Conor McGregor is headed back to court over a Sky News reporter calling him a rapist.
In November 2024, McGregor was found civilly liable by an Irish jury for the 2018 assault of Nikita Hand in a Dublin
hotel. As he exited the courthouse to a scrum of press, a Sky News reporter said “Mr. McGregor, you are a rapist. Have you any reaction or apology to the woman at the center of this?”
On Thursday (Nov. 20th, 2025), McGregor’s Irish lawyers were granted the right to serve Sky News in the UK with a lawsuit accusing the outlet of defamation. Why now, considering it’s been almost a year since the incident? There’s a one year statute of limitations to file this sort of lawsuit, and McGregor’s lawyers got their case in just two days before time ran out.

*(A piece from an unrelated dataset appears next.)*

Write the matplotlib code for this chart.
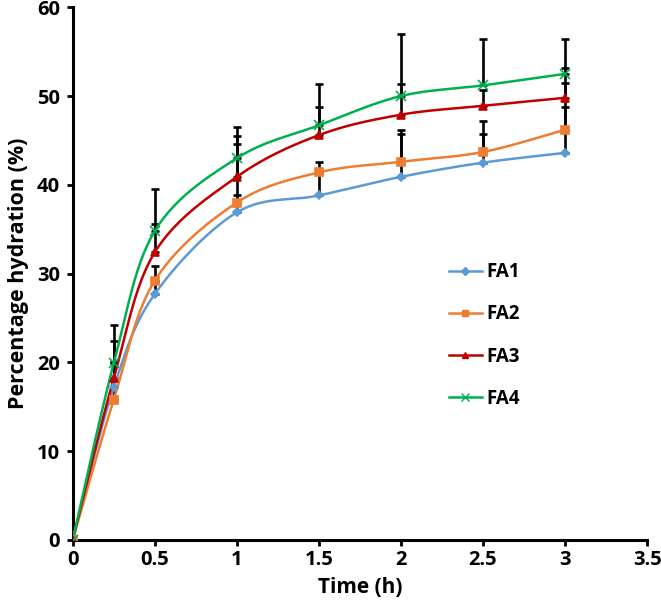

The root of McGregor’s lawsuit against Sky Sports comes down to the civil charge McGregor was found guilty of: assault, not rape.
“The civil tort of assault … that was what the jury was asked to consider,” NewsTalk reporter Frank Greaney said following the guilty verdict in 2024. “But clearly, through the evidence, and the judge said this to the jury: the essence of the allegation was of a sexual nature. It was an allegation of of rape.”
McGregor’s lawyers appealed the guilty verdict, with one argument being that the jury may have been confused as to whether they were determining McGregor assaulted Hand or raped her. A court of appeals rejected that logic and his appeal, stating there “could be no doubt on the part of any member of the jury that the question they were answering … was whether or not Mr. McGregor assaulted Ms. Hand by raping her.”
McGregor appealed again and is awaiting a decision from the Irish Supreme Court as to whether they’ll hear his case. In the meantime, his lawyers are now in the process of suing Sky Sports for calling him a rapist when, according to his lawyers, news outlets should only ever say he was found civilly liable for assault.